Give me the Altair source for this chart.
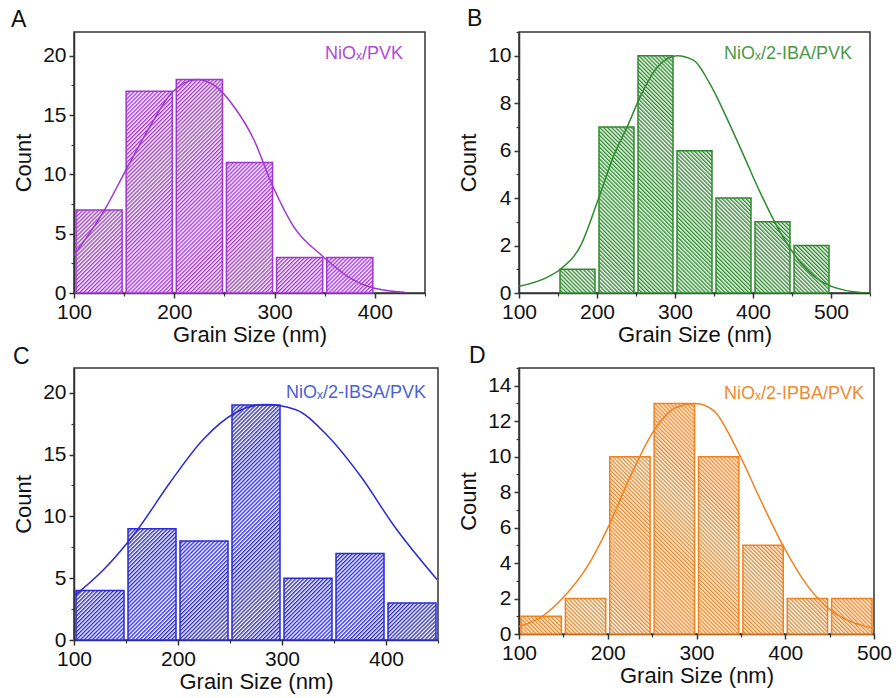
import jinja2
import pandas as pd
import altair as alt

FONT = "Liberation Sans"
BIN_WIDTH = 50

# ---------------- data ----------------
a_bin_start = [100, 150, 200, 250, 300, 350]
a_counts = [7, 17, 18, 11, 3, 3]
a_fit_x = [100, 130.5, 152, 173.5, 196.7, 223, 240, 259.6, 279.5, 297.7, 319, 348, 375.5, 398.7, 430]
a_fit_y = [3.2, 7.0, 10.4, 13.7, 16.8, 18.0, 17.5, 15.7, 12.9, 9.1, 5.6, 3.1, 1.26, 0.42, 0.06]

b_bin_start = [150, 200, 250, 300, 350, 400, 450]
b_counts = [1, 7, 10, 6, 4, 3, 2]
b_fit_x = [100, 136, 153, 179, 200, 221.6, 238.7, 255.8, 277, 302.7, 324, 345, 366.7, 388, 409, 435, 460.6, 486, 520, 550]
b_fit_y = [0.28, 0.66, 1.0, 2.0, 3.8, 5.8, 7.0, 8.3, 9.5, 10.0, 9.8, 8.8, 7.35, 5.8, 4.25, 2.56, 1.3, 0.52, 0.1, 0.0]

c_bin_start = [100, 150, 200, 250, 300, 350, 400]
c_counts = [4, 9, 8, 19, 5, 7, 3]
c_fit_x = [100, 128.6, 160, 192, 224, 255.6, 284, 312.7, 344, 376, 408, 449]
c_fit_y = [3.55, 5.7, 8.8, 12.7, 16.2, 18.4, 19.05, 18.65, 16.5, 13.2, 9.2, 4.9]

d_bin_start = [100, 150, 200, 250, 300, 350, 400, 450]
d_counts = [1, 2, 10, 13, 10, 5, 2, 2]
d_fit_x = [100, 124.4, 150.6, 176.9, 199.3, 225.6, 251.8, 278, 298.7, 319.3, 345.6, 371.8, 398, 424.3, 450.5, 476.8, 500]
d_fit_y = [0.42, 0.94, 2.1, 3.8, 5.9, 8.9, 11.45, 12.8, 13.0, 12.6, 10.4, 7.6, 4.94, 2.77, 1.36, 0.64, 0.32]

labels = ["NiOₓ/PVK", "NiOₓ/2-IBA/PVK", "NiOₓ/2-IBSA/PVK", "NiOₓ/2-IPBA/PVK"]
letters = ["A", "B", "C", "D"]

# ---------------- styles ----------------
colors = ["#a135d3", "#2e8b2e", "#2a2ad8", "#f0821e"]
label_colors = ["#b04ad8", "#4a9a4a", "#4a62d4", "#f08a30"]
hatch_angles = [45, -45, 45, -45]
hatch_ids = ["hatchA", "hatchB", "hatchC", "hatchD"]


def pattern(pid, color, angle):
    return (f'<pattern id="{pid}" patternUnits="userSpaceOnUse" width="2.8" height="2.8" '
            f'patternTransform="rotate({angle})">'
            f'<rect x="0" y="0" width="2.8" height="2.8" fill="#ffffff"/>'
            f'<rect x="0" y="0" width="1.4" height="2.8" fill="{color}"/></pattern>')


defs = ('<svg width="0" height="0" style="position:absolute;left:0;top:0"><defs>'
        + "".join(pattern(i, c, a) for i, c, a in zip(hatch_ids, colors, hatch_angles))
        + "</defs></svg>")

TEMPLATE = """<!DOCTYPE html>
<html>
<head>
  <style>
    #{{ output_div }}.vega-embed {
      width: 100%;
      display: flex;
    }
    #{{ output_div }}.vega-embed details,
    #{{ output_div }}.vega-embed details summary {
      position: relative;
    }
  </style>
  <script type="text/javascript" src="{{ base_url }}/vega@{{ vega_version }}"></script>
  <script type="text/javascript" src="{{ base_url }}/vega-lite@{{ vegalite_version }}"></script>
  <script type="text/javascript" src="{{ base_url }}/vega-embed@{{ vegaembed_version }}"></script>
</head>
<body>
  PATTERN_DEFS
  <div id="{{ output_div }}"></div>
  <script>
    (function(vegaEmbed) {
      var spec = {{ spec }};
      var embedOpt = {{ embed_options }};
      function showError(el, error){
          el.innerHTML = ('<div style="color:red;"><p>JavaScript Error: ' + error.message + '</p></div>');
          throw error;
      }
      const el = document.getElementById('{{ output_div }}');
      vegaEmbed("#{{ output_div }}", spec, embedOpt)
        .catch(error => showError(el, error));
    })(vegaEmbed);
  </script>
</body>
</html>
"""
template = jinja2.Template(TEMPLATE.replace("PATTERN_DEFS", defs))


def major_axis(orient, values, title):
    kw = dict(values=values, title=title, orient=orient, grid=False, tickSize=5, tickWidth=1.5,
              tickColor="#333333", domainColor="#333333", domainWidth=1.5, labelFont=FONT,
              labelFontSize=21, labelColor="#111111", titleFont=FONT, titleFontSize=22,
              titleFontWeight="normal", titleColor="#111111", labelPadding=3,
              labelFlush=False, labelOverlap=False)
    if orient == "left":
        kw["titlePadding"] = 7
    else:
        kw["titlePadding"] = 2
    return alt.Axis(**kw)


def minor_axis(orient, values):
    return alt.Axis(values=values, orient=orient, labels=False, domain=False, grid=False,
                    tickSize=3, tickWidth=1.2, tickColor="#333333", title=None)


def panel(i, bin_start, counts, fit_x, fit_y, x_dom, y_dom, x_major, x_minor, y_major, y_minor,
          w, h, label_xy, letter_dx, letter_offset):
    bars_df = pd.DataFrame({"start": bin_start,
                            "end": [b + BIN_WIDTH for b in bin_start],
                            "count": counts})
    fit_df = pd.DataFrame({"size": fit_x, "fit": fit_y})
    xs = alt.Scale(domain=x_dom, nice=False, zero=False)
    ys = alt.Scale(domain=y_dom, nice=False)
    bars = alt.Chart(bars_df).mark_rect(
        fill=f"url(#{hatch_ids[i]})", stroke=colors[i], strokeWidth=1.5, xOffset=2, x2Offset=-2
    ).encode(
        x=alt.X("start:Q", scale=xs, axis=major_axis("bottom", x_major, "Grain Size (nm)")),
        x2="end:Q",
        y=alt.Y("count:Q", scale=ys, axis=major_axis("left", y_major, "Count")),
        y2=alt.datum(0),
    )
    curve = alt.Chart(fit_df).mark_line(
        color=colors[i], strokeWidth=1.5, interpolate="monotone", clip=True
    ).encode(
        x=alt.X("size:Q", scale=xs, axis=minor_axis("bottom", x_minor)),
        y=alt.Y("fit:Q", scale=ys, axis=minor_axis("left", y_minor)),
    )
    text = alt.Chart(pd.DataFrame({"t": [labels[i]]})).mark_text(
        align="right", baseline="alphabetic", font=FONT, fontSize=18, color=label_colors[i]
    ).encode(text="t:N", x=alt.value(label_xy[0]), y=alt.value(label_xy[1]))
    return alt.layer(bars, curve, text).resolve_axis(x="independent", y="independent").properties(
        width=w, height=h,
        title=alt.TitleParams(text=letters[i], anchor="start", frame="group", dx=letter_dx,
                              offset=letter_offset, fontSize=23, font=FONT,
                              fontWeight="normal", color="#111111"),
    )


pA = panel(0, a_bin_start, a_counts, a_fit_x, a_fit_y, [100, 450], [0, 22],
           [100, 200, 300, 400], [150, 250, 350, 450], [0, 5, 10, 15, 20], [2.5, 7.5, 12.5, 17.5],
           351, 261, (329, 27), -63, 0)
pB = panel(1, b_bin_start, b_counts, b_fit_x, b_fit_y, [100, 550], [0, 11],
           [100, 200, 300, 400, 500], [150, 250, 350, 450, 550], [0, 2, 4, 6, 8, 10],
           [1, 3, 5, 7, 9, 11], 351, 261, (333, 27), -52, 0)
pC = panel(2, c_bin_start, c_counts, c_fit_x, c_fit_y, [100, 450], [0, 22],
           [100, 200, 300, 400], [150, 250, 350, 450], [0, 5, 10, 15, 20], [2.5, 7.5, 12.5, 17.5],
           364, 272, (352, 30), -61, -1)
pD = panel(3, d_bin_start, d_counts, d_fit_x, d_fit_y, [100, 500], [0, 15],
           [100, 200, 300, 400, 500], [150, 250, 350, 450], [0, 2, 4, 6, 8, 10, 12, 14],
           [1, 3, 5, 7, 9, 11, 13, 15], 355, 266, (345, 31), -50, -1)

chart = alt.concat(pA, pB, pC, pD, columns=2, spacing={"row": 75, "column": 81},
                   bounds="flush").properties(
    padding={"left": 10, "top": 7, "right": 2, "bottom": 2}
).configure_view(stroke="#333333", strokeWidth=1.5)

chart.save("out.html", embed_options={"renderer": "svg", "actions": False}, template=template)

--

**REQUIREMENT:** Only the lines from the top of the data through the line with "0.52, 0.1, 0.0]" should be quoted, exactly and with both ends kept; skip the pictures.

**RESPONSE TO THIS EXERCISE:**
Give me the Altair source for this chart.
import jinja2
import pandas as pd
import altair as alt

FONT = "Liberation Sans"
BIN_WIDTH = 50

# ---------------- data ----------------
a_bin_start = [100, 150, 200, 250, 300, 350]
a_counts = [7, 17, 18, 11, 3, 3]
a_fit_x = [100, 130.5, 152, 173.5, 196.7, 223, 240, 259.6, 279.5, 297.7, 319, 348, 375.5, 398.7, 430]
a_fit_y = [3.2, 7.0, 10.4, 13.7, 16.8, 18.0, 17.5, 15.7, 12.9, 9.1, 5.6, 3.1, 1.26, 0.42, 0.06]

b_bin_start = [150, 200, 250, 300, 350, 400, 450]
b_counts = [1, 7, 10, 6, 4, 3, 2]
b_fit_x = [100, 136, 153, 179, 200, 221.6, 238.7, 255.8, 277, 302.7, 324, 345, 366.7, 388, 409, 435, 460.6, 486, 520, 550]
b_fit_y = [0.28, 0.66, 1.0, 2.0, 3.8, 5.8, 7.0, 8.3, 9.5, 10.0, 9.8, 8.8, 7.35, 5.8, 4.25, 2.56, 1.3, 0.52, 0.1, 0.0]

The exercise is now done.